The writer has absolutely no desire to listen to, let alone write, the story that Amin is determined he should not only hear but commit to the page. But Amin (a pseudonym he gives himself – we never learn his real name) secures his audience with a ruse older than the Thousand and One Nights.
He taunts and tantalises the writer with a mystery number, the meaning of which he will reveal the following day should the writer return. As the reader anticipates, the writer returns. This reluctant curiosity propels both writer and reader through the novel.
Despite Amin’s urgent need to share his story, there is no sense of it being a confession with the power to absolve or release the confessor. Rather, it is the story, in its purest sense, that must be passed on to the storyteller. The story matters for its own sake.
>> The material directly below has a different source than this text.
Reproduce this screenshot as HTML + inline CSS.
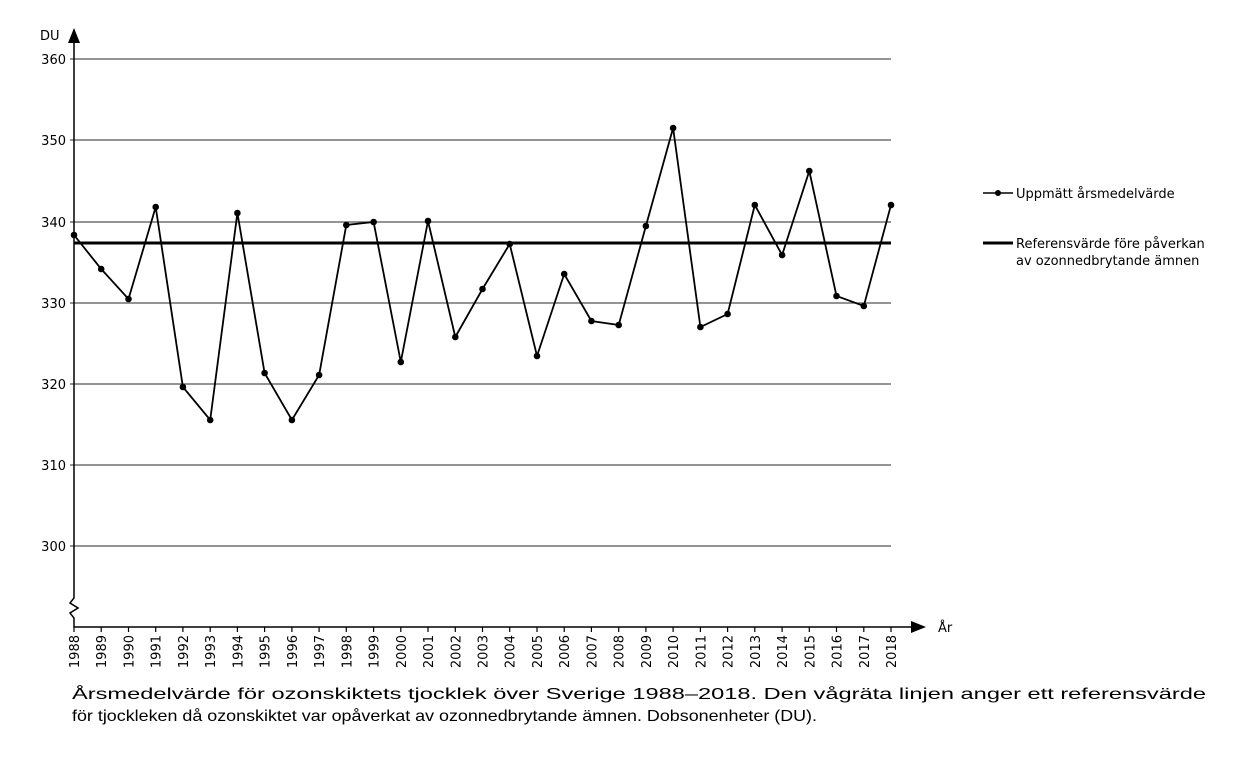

His urgent need to tell his story heightens the narrative momentum. Yet, once Amin has passed his story on, he relinquishes control to the writer. Stories are not tied to ownership and property in this exchange.
Truth and critical reading
Plot summary alone might suggest Desolation is about the radicalisation of Amin. At the start of the novel, he is an in-love adolescent. He becomes an angry and grief-stricken young man, acting as a proxy for the Iranian morality police. Finally, he finds himself involved in an Al-Qaeda cell.
But to read the novel in this way would be to ignore the many clues (including in the blurb and on the cover) that the book is about the relationship between truth and critical reading. It implies that limited and literal readers are always at risk of being duped by fake news and propaganda – of confusing “truth” with “facts” – and missing the message of fiction altogether.
In Desolation, inexplicable elements, often in the form of coincidence, disrupt and distort causal chains. Asgari excels at blurring the boundaries between the real and imaginary. Dreams and imagination have a subversive role in the novel. They are strange disruptions to the deliberate and precise enmeshment of historical events and realist fiction.
Amin was as likely as not to join a radical group. But the ironic distance Asgari establishes puts the onus back on the reader to interrogate and interpret the “why”. That Desolation is not a desolate novel is in part because of the challenge it presents to a flattened-out uncritical mode of engaging with narratives – a simplistic mode that tends to dominate in a world of conspiracy theories, “fake news” and Trumpian politics.